> **Data listing**:

--- BEGIN ---

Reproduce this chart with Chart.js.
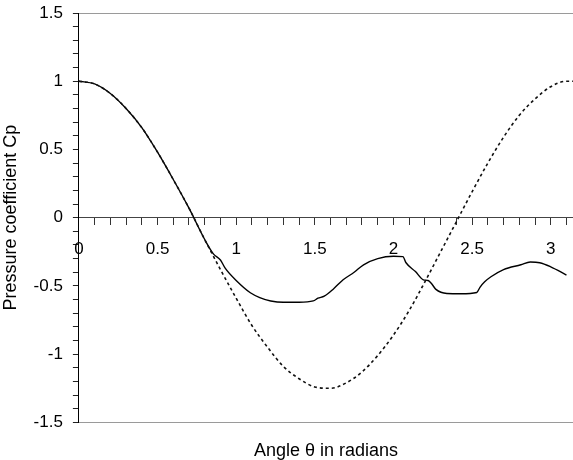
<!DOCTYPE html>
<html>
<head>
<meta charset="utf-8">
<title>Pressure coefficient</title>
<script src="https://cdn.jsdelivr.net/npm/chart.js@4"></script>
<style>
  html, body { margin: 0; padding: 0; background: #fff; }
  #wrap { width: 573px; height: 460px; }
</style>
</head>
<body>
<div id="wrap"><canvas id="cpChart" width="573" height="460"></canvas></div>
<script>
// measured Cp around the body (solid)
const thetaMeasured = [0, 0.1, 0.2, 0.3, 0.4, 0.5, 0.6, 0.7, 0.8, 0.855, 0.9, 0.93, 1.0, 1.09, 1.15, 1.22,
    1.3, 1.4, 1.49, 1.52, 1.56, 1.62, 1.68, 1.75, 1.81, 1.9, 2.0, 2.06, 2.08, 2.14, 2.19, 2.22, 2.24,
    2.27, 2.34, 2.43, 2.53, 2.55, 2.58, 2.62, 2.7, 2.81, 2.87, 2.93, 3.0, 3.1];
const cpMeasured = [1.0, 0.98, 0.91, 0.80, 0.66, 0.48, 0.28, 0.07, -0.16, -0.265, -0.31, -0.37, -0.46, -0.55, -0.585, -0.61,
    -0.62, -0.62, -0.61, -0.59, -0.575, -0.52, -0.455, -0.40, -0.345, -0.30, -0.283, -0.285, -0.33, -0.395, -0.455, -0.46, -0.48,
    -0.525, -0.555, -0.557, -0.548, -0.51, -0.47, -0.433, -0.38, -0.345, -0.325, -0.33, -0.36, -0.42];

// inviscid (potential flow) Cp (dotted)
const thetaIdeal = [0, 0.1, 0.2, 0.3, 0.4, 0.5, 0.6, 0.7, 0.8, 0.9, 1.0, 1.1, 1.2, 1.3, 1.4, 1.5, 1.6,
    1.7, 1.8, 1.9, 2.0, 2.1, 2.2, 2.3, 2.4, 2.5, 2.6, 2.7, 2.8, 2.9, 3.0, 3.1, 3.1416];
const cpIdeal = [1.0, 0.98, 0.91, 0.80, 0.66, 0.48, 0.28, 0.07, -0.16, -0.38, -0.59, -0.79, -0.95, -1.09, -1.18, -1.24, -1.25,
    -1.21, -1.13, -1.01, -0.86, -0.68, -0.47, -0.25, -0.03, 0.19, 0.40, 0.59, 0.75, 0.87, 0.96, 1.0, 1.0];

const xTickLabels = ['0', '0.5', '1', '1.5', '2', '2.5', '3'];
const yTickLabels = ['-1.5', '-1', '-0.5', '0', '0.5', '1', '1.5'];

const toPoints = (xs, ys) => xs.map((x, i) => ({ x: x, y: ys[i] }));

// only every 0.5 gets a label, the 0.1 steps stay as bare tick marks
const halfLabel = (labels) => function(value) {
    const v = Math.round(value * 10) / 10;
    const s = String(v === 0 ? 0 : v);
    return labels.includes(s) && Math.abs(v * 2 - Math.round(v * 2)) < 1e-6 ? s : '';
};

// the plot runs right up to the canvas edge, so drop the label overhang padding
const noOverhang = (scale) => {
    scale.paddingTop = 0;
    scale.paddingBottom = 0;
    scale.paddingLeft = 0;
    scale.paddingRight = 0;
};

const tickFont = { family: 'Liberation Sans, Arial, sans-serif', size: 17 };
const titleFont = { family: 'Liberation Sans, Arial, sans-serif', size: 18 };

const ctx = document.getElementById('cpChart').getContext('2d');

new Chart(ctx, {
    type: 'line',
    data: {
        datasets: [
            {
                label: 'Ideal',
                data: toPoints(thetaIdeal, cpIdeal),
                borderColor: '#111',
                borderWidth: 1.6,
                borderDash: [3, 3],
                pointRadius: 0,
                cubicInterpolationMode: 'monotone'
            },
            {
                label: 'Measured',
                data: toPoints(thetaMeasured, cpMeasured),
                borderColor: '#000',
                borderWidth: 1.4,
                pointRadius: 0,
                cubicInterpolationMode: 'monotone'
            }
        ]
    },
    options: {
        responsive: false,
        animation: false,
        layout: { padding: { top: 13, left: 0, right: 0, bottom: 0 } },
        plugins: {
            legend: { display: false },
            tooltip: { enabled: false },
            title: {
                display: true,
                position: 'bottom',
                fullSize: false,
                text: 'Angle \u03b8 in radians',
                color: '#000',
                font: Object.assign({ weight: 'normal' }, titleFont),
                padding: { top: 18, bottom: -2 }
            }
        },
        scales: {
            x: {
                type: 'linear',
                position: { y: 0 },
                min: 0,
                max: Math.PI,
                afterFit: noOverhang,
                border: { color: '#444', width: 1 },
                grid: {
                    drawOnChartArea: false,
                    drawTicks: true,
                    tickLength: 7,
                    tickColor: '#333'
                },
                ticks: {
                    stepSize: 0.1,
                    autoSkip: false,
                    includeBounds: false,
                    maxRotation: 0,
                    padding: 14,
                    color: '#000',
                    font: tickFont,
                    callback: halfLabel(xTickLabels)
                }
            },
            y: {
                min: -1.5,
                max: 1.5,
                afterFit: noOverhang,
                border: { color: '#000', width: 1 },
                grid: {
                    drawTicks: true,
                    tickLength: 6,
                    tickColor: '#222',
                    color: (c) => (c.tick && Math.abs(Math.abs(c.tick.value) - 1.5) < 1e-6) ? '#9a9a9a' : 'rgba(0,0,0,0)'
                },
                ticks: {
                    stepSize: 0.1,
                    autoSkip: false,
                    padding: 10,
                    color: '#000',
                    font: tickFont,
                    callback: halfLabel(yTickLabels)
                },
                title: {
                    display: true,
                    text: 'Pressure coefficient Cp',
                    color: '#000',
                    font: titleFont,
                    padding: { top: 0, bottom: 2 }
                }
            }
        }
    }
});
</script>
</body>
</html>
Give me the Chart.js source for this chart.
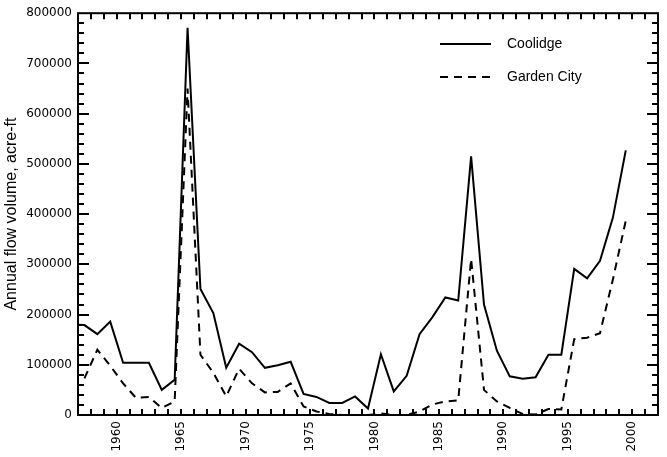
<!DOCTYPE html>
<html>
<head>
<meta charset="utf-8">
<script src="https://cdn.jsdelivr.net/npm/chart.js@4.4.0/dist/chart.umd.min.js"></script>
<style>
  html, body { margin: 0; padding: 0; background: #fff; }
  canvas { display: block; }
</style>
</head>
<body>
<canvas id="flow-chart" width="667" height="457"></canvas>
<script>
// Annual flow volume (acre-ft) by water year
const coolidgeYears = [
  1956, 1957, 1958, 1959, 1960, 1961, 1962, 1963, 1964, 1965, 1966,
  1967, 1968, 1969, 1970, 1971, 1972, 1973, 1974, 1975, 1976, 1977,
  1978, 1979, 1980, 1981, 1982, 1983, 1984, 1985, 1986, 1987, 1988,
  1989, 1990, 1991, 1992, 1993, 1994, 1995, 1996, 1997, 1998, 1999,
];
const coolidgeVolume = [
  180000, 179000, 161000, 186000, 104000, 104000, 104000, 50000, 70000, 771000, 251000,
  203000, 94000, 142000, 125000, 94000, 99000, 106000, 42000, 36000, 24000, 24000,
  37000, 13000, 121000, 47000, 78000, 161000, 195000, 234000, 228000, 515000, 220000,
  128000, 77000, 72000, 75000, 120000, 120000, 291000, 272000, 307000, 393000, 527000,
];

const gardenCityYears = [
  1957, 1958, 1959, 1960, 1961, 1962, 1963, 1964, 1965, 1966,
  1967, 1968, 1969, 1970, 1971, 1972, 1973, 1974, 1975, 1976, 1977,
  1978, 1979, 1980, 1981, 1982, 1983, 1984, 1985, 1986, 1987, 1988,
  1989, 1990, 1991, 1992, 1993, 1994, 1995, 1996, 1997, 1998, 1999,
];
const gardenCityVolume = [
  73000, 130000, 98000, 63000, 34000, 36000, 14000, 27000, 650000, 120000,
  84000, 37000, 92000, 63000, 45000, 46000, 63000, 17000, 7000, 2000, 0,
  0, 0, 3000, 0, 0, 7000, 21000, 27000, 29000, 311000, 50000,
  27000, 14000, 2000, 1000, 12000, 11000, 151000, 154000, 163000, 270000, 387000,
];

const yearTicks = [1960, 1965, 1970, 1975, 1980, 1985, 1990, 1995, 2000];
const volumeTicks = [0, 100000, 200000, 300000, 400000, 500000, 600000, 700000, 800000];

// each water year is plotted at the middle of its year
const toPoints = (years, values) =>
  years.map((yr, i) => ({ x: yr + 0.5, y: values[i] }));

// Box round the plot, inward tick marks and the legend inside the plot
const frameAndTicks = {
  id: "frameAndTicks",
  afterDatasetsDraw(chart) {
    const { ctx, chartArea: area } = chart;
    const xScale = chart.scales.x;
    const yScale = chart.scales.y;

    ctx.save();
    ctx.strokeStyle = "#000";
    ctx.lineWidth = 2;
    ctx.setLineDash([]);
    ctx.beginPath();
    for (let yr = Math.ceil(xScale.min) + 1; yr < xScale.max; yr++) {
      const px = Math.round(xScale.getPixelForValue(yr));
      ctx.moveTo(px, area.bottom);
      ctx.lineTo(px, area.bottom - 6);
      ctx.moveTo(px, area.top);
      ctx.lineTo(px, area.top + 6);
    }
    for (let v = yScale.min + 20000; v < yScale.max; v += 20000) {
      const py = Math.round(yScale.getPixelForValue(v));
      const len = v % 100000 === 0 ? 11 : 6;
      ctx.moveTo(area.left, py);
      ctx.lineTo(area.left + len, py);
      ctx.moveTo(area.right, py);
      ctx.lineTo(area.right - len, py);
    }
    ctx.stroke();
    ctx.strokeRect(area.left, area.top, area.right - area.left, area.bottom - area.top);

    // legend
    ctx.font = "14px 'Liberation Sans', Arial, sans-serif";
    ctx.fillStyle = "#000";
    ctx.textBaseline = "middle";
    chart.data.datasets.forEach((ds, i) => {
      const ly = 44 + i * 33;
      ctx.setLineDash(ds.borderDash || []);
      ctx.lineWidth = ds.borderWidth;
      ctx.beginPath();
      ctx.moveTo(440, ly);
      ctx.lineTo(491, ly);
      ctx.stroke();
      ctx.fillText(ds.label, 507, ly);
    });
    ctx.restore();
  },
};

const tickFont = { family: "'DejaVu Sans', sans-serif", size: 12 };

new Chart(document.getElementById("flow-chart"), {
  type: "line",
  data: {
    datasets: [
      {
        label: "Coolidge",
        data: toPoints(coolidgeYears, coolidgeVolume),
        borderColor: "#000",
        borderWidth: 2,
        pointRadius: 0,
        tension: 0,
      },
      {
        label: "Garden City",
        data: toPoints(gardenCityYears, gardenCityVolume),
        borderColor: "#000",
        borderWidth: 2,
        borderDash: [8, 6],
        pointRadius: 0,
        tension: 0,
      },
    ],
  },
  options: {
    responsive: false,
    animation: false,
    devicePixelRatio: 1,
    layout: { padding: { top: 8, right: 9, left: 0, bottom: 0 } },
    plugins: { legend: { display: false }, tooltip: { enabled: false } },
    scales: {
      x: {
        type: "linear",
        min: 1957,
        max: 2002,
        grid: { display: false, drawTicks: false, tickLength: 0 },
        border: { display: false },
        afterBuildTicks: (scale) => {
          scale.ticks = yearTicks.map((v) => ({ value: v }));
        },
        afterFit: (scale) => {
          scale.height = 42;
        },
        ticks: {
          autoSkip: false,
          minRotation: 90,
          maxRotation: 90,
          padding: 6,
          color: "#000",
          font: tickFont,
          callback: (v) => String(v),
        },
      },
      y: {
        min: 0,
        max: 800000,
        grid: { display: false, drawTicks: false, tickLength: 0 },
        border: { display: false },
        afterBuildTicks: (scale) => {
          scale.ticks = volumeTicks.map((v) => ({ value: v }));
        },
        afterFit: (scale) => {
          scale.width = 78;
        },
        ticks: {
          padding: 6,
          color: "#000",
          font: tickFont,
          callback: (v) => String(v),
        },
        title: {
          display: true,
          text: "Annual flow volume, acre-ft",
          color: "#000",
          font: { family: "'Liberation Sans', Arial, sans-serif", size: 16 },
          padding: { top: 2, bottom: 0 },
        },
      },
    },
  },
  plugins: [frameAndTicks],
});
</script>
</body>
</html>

--- END ---

> **Aim of the exercise**: Show every line from the entries above in which the word "this" appears.

> **Output**:
Reproduce this chart with Chart.js.
Give me the Chart.js source for this chart.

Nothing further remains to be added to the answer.